Stated goal -
Look at the data below and print exactly the lines from its first line through the line with "(monit) at (688.5,595)"; the pictures stay out of the copy.
>> BEGIN Data shown
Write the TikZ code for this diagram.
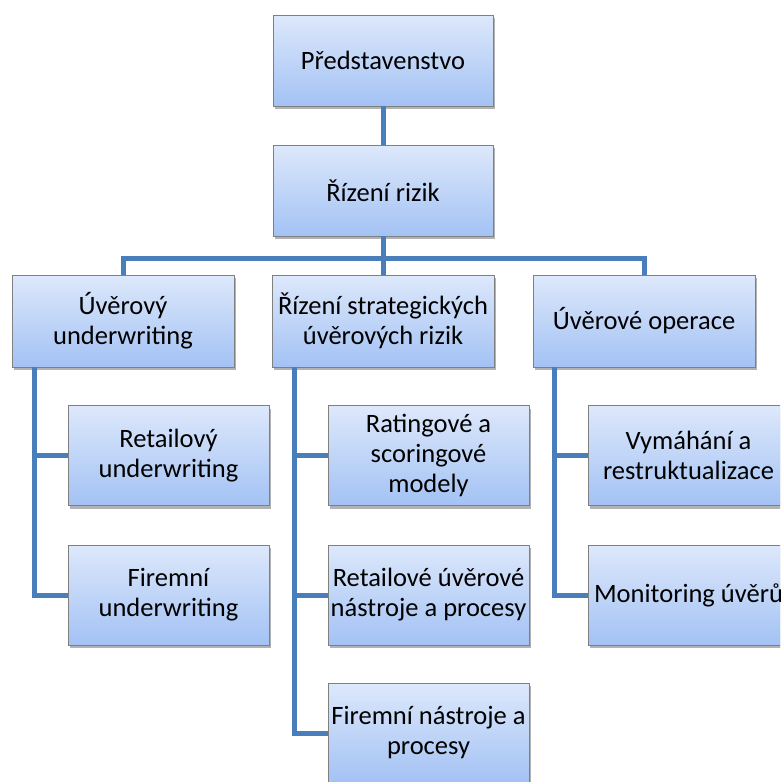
\documentclass[tikz,border=0pt]{standalone}
\usepackage{fontspec}
\setmainfont{Carlito}
\usetikzlibrary{shadows}
\definecolor{boxtop}{RGB}{221,232,251}
\definecolor{boxbot}{RGB}{163,194,244}
\definecolor{boxline}{RGB}{128,128,128}
\definecolor{connblue}{RGB}{74,126,187}

\begin{document}
\begin{tikzpicture}[
  x=1pt, y=-1pt, font=\fontsize{26.5}{30}\selectfont,
  box/.style={draw=boxline, line width=0.8pt, top color=boxtop, bottom color=boxbot,
    minimum width=220pt, minimum height=91pt, align=center, inner sep=1pt,
    drop shadow={shadow xshift=2pt, shadow yshift=-3pt, fill=black, opacity=0.3}},
  sub/.style={box, minimum width=201pt, minimum height=100pt},
  conn/.style={draw=connblue, line width=5pt}
]
  \clip (0,0) rectangle (780,782);
  \fill[white] (0,0) rectangle (780,782);

  \node[box] (board) at (383,60.5) {Představenstvo};
  \node[box] (risk)  at (383,190.5) {Řízení rizik};
  \coordinate (bus) at (383,258);
  \node[box, minimum width=222pt, minimum height=92pt] (uw)    at (123,321) {Úvěrový\\underwriting};
  \node[box, minimum width=222pt, minimum height=92pt] (strat) at (383,321) {Řízení strategických\\úvěrových rizik};
  \node[box, minimum width=222pt, minimum height=92pt] (ops)   at (644,321) {Úvěrové operace};

  \node[sub] (retuw) at (168.5,455.5) {Retailový\\underwriting};
  \node[sub] (firuw) at (168.5,595)   {Firemní\\underwriting};
  \node[sub] (rating) at (428.5,455.5) {Ratingové a\\scoringové\\modely};
  \node[sub] (retnp)  at (428.5,595)   {Retailové úvěrové\\nástroje a procesy};
  \node[sub] (firnp)  at (428.5,733)   {Firemní nástroje a\\procesy};
  \node[sub] (recov) at (688.5,455.5) {Vymáhání a\\restruktualizace};
  \node[sub] (monit) at (688.5,595)   {Monitoring úvěrů};

  % connectors
  \draw[conn] (board) -- (risk);
  \draw[conn] (risk) -- (bus);
  \draw[conn] (bus) -| (uw);
  \draw[conn] (bus) -- (strat);
  \draw[conn] (bus) -| (ops);
  \draw[conn] ([xshift=23pt]uw.south west) |- (retuw.west);
  \draw[conn] ([xshift=23pt]uw.south west) |- (firuw.west);
  \draw[conn] ([xshift=23pt]strat.south west) |- (rating.west);
  \draw[conn] ([xshift=23pt]strat.south west) |- (retnp.west);
  \draw[conn] ([xshift=23pt]strat.south west) |- (firnp.west);
  \draw[conn] ([xshift=22pt]ops.south west) |- (recov.west);
  \draw[conn] ([xshift=22pt]ops.south west) |- (monit.west);
\end{tikzpicture}
\end{document}
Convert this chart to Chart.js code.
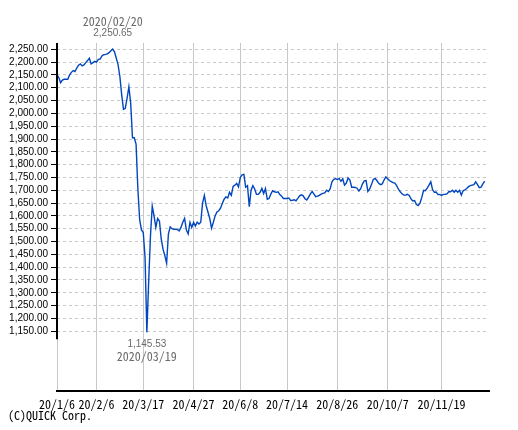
<!DOCTYPE html>
<html><head><meta charset="utf-8">
<script src="https://cdn.jsdelivr.net/npm/chart.js@4/dist/chart.umd.min.js"></script>
<style>html,body{margin:0;padding:0;background:#fff}canvas{display:block}</style>
</head><body>
<canvas id="c" width="518" height="430"></canvas>
<script>
// Daily closes (trading days from 2020/1/6)
const values = [
2150,2140,2120,2130,2133,2133,2133,2150,2160,2167,
2163,2177,2188,2193,2185,2189,2198,2206,2215,2193,
2198,2203,2200,2211,2212,2224,2229,2230,2232,2237,
2244,2250.65,2240,2215,2189,2143,2072,2016,2020,2059,
2104,2040,1905,1905,1880,1705,1585,1545,1535,1438,
1145.53,1340,1520,1638,1600,1555,1590,1580,1510,1470,
1445,1415,1530,1557,1550,1548,1548,1547,1541,1555,
1575,1590,1545,1530,1575,1555,1575,1560,1575,1568,
1575,1650,1680,1640,1615,1590,1552,1575,1600,1615,
1620,1630,1648,1665,1674,1670,1692,1680,1715,1720,
1727,1713,1750,1760,1762,1712,1718,1636,1700,1718,
1705,1684,1684,1692,1707,1687,1707,1665,1668,1685,
1698,1694,1692,1694,1683,1677,1668,1668,1668,1670,
1660,1661,1663,1659,1668,1678,1682,1678,1667,1662,
1673,1686,1695,1685,1675,1677,1680,1685,1688,1690,
1700,1695,1705,1733,1743,1745,1742,1746,1735,1745,
1720,1728,1748,1740,1712,1712,1711,1708,1697,1706,
1725,1737,1738,1695,1705,1722,1742,1746,1738,1727,
1722,1725,1740,1752,1745,1738,1734,1730,1728,1718,
1704,1694,1686,1681,1681,1684,1680,1666,1658,1660,
1644,1640,1650,1672,1700,1698,1708,1720,1733,1702,
1692,1693,1683,1684,1680,1684,1684,1686,1694,1694,
1700,1692,1700,1692,1700,1681,1698,1702,1707,1714,
1718,1720,1722,1733,1722,1710,1712,1725,1736
];
const xTickIndex = [0,22,48,76,102,128,156,184,214];
const xTickLabels = ['20/1/6','20/2/6','20/3/17','20/4/27','20/6/8','20/7/14','20/8/26','20/10/7','20/11/19'];
const yTickValues = [1150,1200,1250,1300,1350,1400,1450,1500,1550,1600,1650,1700,1750,1800,1850,1900,1950,2000,2050,2100,2150,2200,2250];
const highLabel = ['2020/02/20','2,250.65'];
const lowLabel = ['1,145.53','2020/03/19'];
const copyright = '(C)QUICK Corp.';

function hasFont(f){
  const c=document.createElement('canvas').getContext('2d');
  const s='2,250.00 20/11/19 QUICK Corp.';
  for (const base of ['monospace','serif','sans-serif']){
    c.font='20px '+base; const w1=c.measureText(s).width;
    c.font="20px '"+f+"', "+base; const w2=c.measureText(s).width;
    if (w1!==w2) return true;
  }
  return false;
}
const monoFont = hasFont('Noto Sans Mono CJK JP') ? {family:"'Noto Sans Mono CJK JP'", size:12} : {family:"'Liberation Mono'", size:10};
const numFont = hasFont('Liberation Sans Narrow') ? {family:"'Liberation Sans Narrow'", size:12} : {family:"'Liberation Sans'", size:10};

const annotPlugin = {
  id:'annot',
  afterDraw(chart){
    const {ctx, scales:{x,y}, chartArea} = chart;
    ctx.save();
    // y axis line
    ctx.strokeStyle='#000'; ctx.lineWidth=2;
    const bt = y.getPixelForValue(yTickValues[0]);
    ctx.beginPath(); ctx.moveTo(chartArea.left, chartArea.top); ctx.lineTo(chartArea.left, bt+8); ctx.stroke();
    // annotations
    const hi = values.indexOf(Math.max(...values));
    const lo = values.indexOf(Math.min(...values));
    ctx.fillStyle='#6a6a6a'; ctx.textAlign='center'; ctx.textBaseline='middle';
    let px = x.getPixelForValue(hi), py = y.getPixelForValue(values[hi]);
    ctx.font = monoFont.size+'px '+monoFont.family; ctx.fillText(highLabel[0], px, py-27.5);
    ctx.font = numFont.size+'px '+numFont.family; ctx.fillText(highLabel[1], px, py-16);
    px = x.getPixelForValue(lo); py = y.getPixelForValue(values[lo]);
    ctx.font = numFont.size+'px '+numFont.family; ctx.fillText(lowLabel[0], px, py+12);
    ctx.font = monoFont.size+'px '+monoFont.family; ctx.fillText(lowLabel[1], px, py+24.3);
    // copyright
    ctx.fillStyle='#000'; ctx.textAlign='left';
    ctx.fillText(copyright, 8, 415);
    ctx.restore();
  }
};

new Chart(document.getElementById('c'), {
  type:'line',
  data:{datasets:[{data: values.map((v,i)=>({x:i,y:v})), borderColor:'rgb(0,70,190)', borderWidth:1.4, pointRadius:0, tension:0, fill:false}]},
  options:{
    responsive:false, animation:false, devicePixelRatio:1,
    layout:{padding:{top:43,right:29,left:0,bottom:0}},
    plugins:{legend:{display:false}, tooltip:{enabled:false}, title:{display:false}},
    scales:{
      x:{type:'linear', min:0, max:240.4,
        afterBuildTicks:s=>{s.ticks = xTickIndex.map(v=>({value:v}));},
        afterFit:s=>{s.height=39;},
        ticks:{autoSkip:false, maxRotation:0, padding:6, color:'#000', font:{family:monoFont.family, size:monoFont.size}, callback:(v,i)=>xTickLabels[i]},
        grid:{color:'#c8c8c8', lineWidth:1, drawTicks:false},
        border:{display:true, color:'#000', width:2}},
      y:{type:'linear', min:916.7, max:2274.6,
        afterBuildTicks:s=>{s.ticks = yTickValues.map(v=>({value:v}));},
        afterFit:s=>{s.width=57;},
        ticks:{padding:3, color:'#000', font:{family:numFont.family, size:numFont.size},
          callback:v=>Number(v).toLocaleString('en-US',{minimumFractionDigits:2,maximumFractionDigits:2})},
        grid:{color:'#c8c8c8', lineWidth:1, drawTicks:true, tickLength:6, tickColor:'#000', tickBorderDash:[]},
        border:{display:false, dash:[3,3]}}
    }
  },
  plugins:[annotPlugin]
});
</script>
</body></html>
>> END Data shown
Exercise response -
Write the TikZ code for this diagram.
\documentclass[tikz,border=0pt]{standalone}
\usepackage{fontspec}
\setmainfont{Carlito}
\usetikzlibrary{shadows}
\definecolor{boxtop}{RGB}{221,232,251}
\definecolor{boxbot}{RGB}{163,194,244}
\definecolor{boxline}{RGB}{128,128,128}
\definecolor{connblue}{RGB}{74,126,187}

\begin{document}
\begin{tikzpicture}[
  x=1pt, y=-1pt, font=\fontsize{26.5}{30}\selectfont,
  box/.style={draw=boxline, line width=0.8pt, top color=boxtop, bottom color=boxbot,
    minimum width=220pt, minimum height=91pt, align=center, inner sep=1pt,
    drop shadow={shadow xshift=2pt, shadow yshift=-3pt, fill=black, opacity=0.3}},
  sub/.style={box, minimum width=201pt, minimum height=100pt},
  conn/.style={draw=connblue, line width=5pt}
]
  \clip (0,0) rectangle (780,782);
  \fill[white] (0,0) rectangle (780,782);

  \node[box] (board) at (383,60.5) {Představenstvo};
  \node[box] (risk)  at (383,190.5) {Řízení rizik};
  \coordinate (bus) at (383,258);
  \node[box, minimum width=222pt, minimum height=92pt] (uw)    at (123,321) {Úvěrový\\underwriting};
  \node[box, minimum width=222pt, minimum height=92pt] (strat) at (383,321) {Řízení strategických\\úvěrových rizik};
  \node[box, minimum width=222pt, minimum height=92pt] (ops)   at (644,321) {Úvěrové operace};

  \node[sub] (retuw) at (168.5,455.5) {Retailový\\underwriting};
  \node[sub] (firuw) at (168.5,595)   {Firemní\\underwriting};
  \node[sub] (rating) at (428.5,455.5) {Ratingové a\\scoringové\\modely};
  \node[sub] (retnp)  at (428.5,595)   {Retailové úvěrové\\nástroje a procesy};
  \node[sub] (firnp)  at (428.5,733)   {Firemní nástroje a\\procesy};
  \node[sub] (recov) at (688.5,455.5) {Vymáhání a\\restruktualizace};
  \node[sub] (monit) at (688.5,595)   {Monitoring úvěrů};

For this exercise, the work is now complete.